Black nannies caring for white babies is a time old tradition as old as the days of slavery. And today many of the Black nannies pushing strollers with white babies in New York’s Upper West Side or the 6th Arrondisment in Paris are African immigrants. This is the image that I was most familiar with and never considered the reverse until i picked up ‘Color Blind’ by Precious Williams. Color blind is one of those books you wish was fiction, one person shouldnt have to go through so much trauma.

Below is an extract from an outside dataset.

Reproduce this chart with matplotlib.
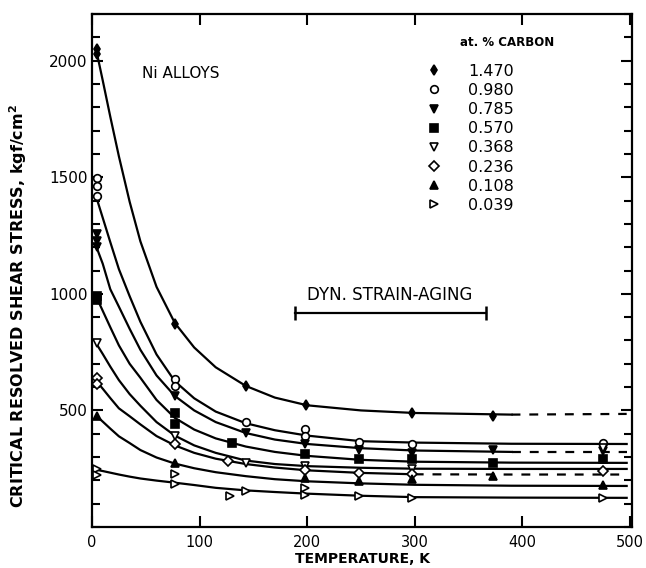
import matplotlib.pyplot as plt
from matplotlib.ticker import MultipleLocator

# at. % carbon for each Ni alloy series
carbon = ['1.470', '0.980', '0.785', '0.570', '0.368', '0.236', '0.108', '0.039']
markers = ['d', 'o', 'v', 's', 'v', 'D', '^', '>']
filled = [True, False, True, True, False, False, True, False]

# measured points (temperature K, stress kgf/cm2)
obs_temp = [
    [4.2, 4.2, 77, 143, 199, 297, 373],
    [4.2, 4.2, 4.2, 77, 77, 143, 198, 198, 248, 297, 475],
    [4.2, 4.2, 4.2, 77, 143, 198, 248, 297, 373, 475],
    [4.2, 4.2, 77, 77, 130, 198, 248, 297, 373, 475],
    [4.2, 77, 143, 198, 297, 475],
    [4.2, 4.2, 77, 126, 198, 248, 297, 475],
    [4.2, 77, 198, 248, 297, 373, 475],
    [4.2, 4.2, 77, 77, 128, 143, 198, 198, 248, 297, 475],
]
obs_stress = [
    [2050, 2030, 871, 605, 524, 488, 478],
    [1498, 1464, 1420, 635, 605, 450, 421, 392, 365, 358, 362],
    [1257, 1228, 1200, 562, 403, 356, 330, 318, 332, 325],
    [990, 972, 489, 442, 360, 313, 290, 292, 276, 290],
    [790, 390, 275, 262, 250, 340],
    [640, 614, 356, 283, 245, 230, 228, 240],
    [476, 275, 210, 197, 205, 219, 180],
    [250, 222, 227, 184, 133, 155, 167, 137, 133, 125, 125],
]

# hand-drawn fit curves
fit_temp = [4.2, 10, 17, 25, 35, 45, 60, 77, 95, 115, 143, 170, 200, 250, 300, 390, 497]
fit_stress = [
    [2040, 1915, 1760, 1590, 1395, 1225, 1030, 875, 770, 685, 605, 555, 522, 500, 489, 482, 485],
    [1412, 1326, 1222, 1106, 990, 880, 740, 625, 552, 495, 445, 415, 392, 368, 362, 357, 356],
    [1200, 1129, 1020, 945, 850, 760, 650, 562, 500, 450, 403, 375, 356, 338, 328, 322, 322],
    [985, 927, 857, 779, 700, 640, 545, 468, 418, 380, 345, 322, 305, 288, 280, 276, 275],
    [785, 742, 688, 630, 570, 520, 450, 392, 350, 318, 285, 270, 261, 254, 250, 249, 249],
    [625, 593, 553, 509, 475, 440, 390, 350, 318, 293, 270, 255, 243, 232, 226, 225, 225],
    [476, 452, 422, 389, 360, 330, 298, 272, 252, 235, 218, 205, 196, 187, 181, 177, 176],
    [245, 240, 233, 225, 216, 208, 199, 190, 180, 168, 157, 150, 143, 134, 128, 126, 125],
]
# temperature where the curve turns dashed (None = solid all the way)
dash_from = [390, None, 390, None, None, 300, None, None]

aging_range = [189, 366]
aging_level = 918

fig = plt.figure(figsize=(6.46, 5.68), dpi=100)
ax = fig.add_axes([0.1424, 0.0722, 0.836, 0.903])

for i, c in enumerate(carbon):
    ys = fit_stress[i]
    if dash_from[i] is None:
        ax.plot(fit_temp, ys, '-', color='k', lw=1.6, zorder=2)
    else:
        k = fit_temp.index(dash_from[i])
        ax.plot(fit_temp[:k + 1], ys[:k + 1], '-', color='k', lw=1.6, zorder=2)
        ax.plot(fit_temp[k:], ys[k:], '--', color='k', lw=1.6, dashes=(4, 4), zorder=2)
    ms = 5 if markers[i] in ('D', 'd') else 5.5
    ax.plot(obs_temp[i], obs_stress[i], linestyle='none', marker=markers[i], ms=ms,
            mfc='k' if filled[i] else 'white', mec='k', mew=1.2, zorder=3, label=c)

# dynamic strain-aging range
ax.plot(aging_range, [aging_level, aging_level], '-', color='k', lw=1.6,
        marker='|', ms=10, mew=1.8)
ax.text(0.551, 0.452, 'DYN. STRAIN-AGING', transform=ax.transAxes,
        ha='center', va='center', fontsize=12)
ax.text(0.093, 0.885, 'Ni ALLOYS', transform=ax.transAxes,
        ha='left', va='center', fontsize=11)

ax.text(0.769, 0.945, 'at. % CARBON', transform=ax.transAxes,
        ha='center', va='center', fontsize=8.5, fontweight='bold')
ax.legend(loc='upper left', bbox_to_anchor=(0.619, 0.903), frameon=False,
          fontsize=11.5, handlelength=1.0, handletextpad=1.6, labelspacing=0.26,
          borderpad=0, borderaxespad=0)

ax.set_xlim(0, 502)
ax.set_ylim(0, 2200)
ax.set_xticks([0, 100, 200, 300, 400, 500])
ax.set_yticks([500, 1000, 1500, 2000])
ax.yaxis.set_minor_locator(MultipleLocator(100))
ax.tick_params(which='both', direction='in', top=True, right=True, labelsize=11)
ax.tick_params(which='major', length=8, width=1.5)
ax.tick_params(which='minor', length=6, width=1.5)
ax.tick_params(axis='x', pad=6, labelsize=10.5)
ax.tick_params(axis='y', pad=3)
for s in ax.spines.values():
    s.set_linewidth(1.6)

ax.set_xlabel('TEMPERATURE, K', fontsize=10, fontweight='bold', labelpad=1)
ax.set_ylabel('CRITICAL RESOLVED SHEAR STRESS, kgf/cm$^\\mathbf{2}$', fontsize=11.5,
              fontweight='bold')
ax.yaxis.set_label_coords(-0.116, 0.43)

fig.savefig('out.png', dpi=100)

Color Blind is a true story about longing, isolation, and self discovery. A story about a young girl forced into foster care by a Nigerian mother who believed that learning and mastering the way of the British had more value than being raised African. So as a toddler Precious ‘Anita’ is pushed into a White, English working class family to be raised as an English girl. To this regard her mother succeeds but in the process, ‘Anita’ goes through much of her pre teens and teenage life feeling abandoned, and rejected by both worlds. She is too black to be English and to English to be Nigerian.

This is a story about mothers, daughters, inter-racial adoption, the curious relationship between Africans and their once colonial masters, and a time not so long ago when African mothers paid white women in Britain to raise their children.

Ultimately the reader is left to wonder this: Should White families adopt African babies? Is culture inate or learned?

This video is so interesting….black people in England discussing racial identity…Is a black person in England English or a Black Brit?

**Side Bar: The book is titled ‘Color Blind’ on US bookshelves and ‘Precious’ in the UK. You have to read it…It will give you a new appreciation for your mother if nothing else. I respect and adore Precious Williams for having the courage to write about her abuse and delving into events in her past for which she felt ashamed. Precious’s father, a Sierra Leonean died during the civil war. She never met him.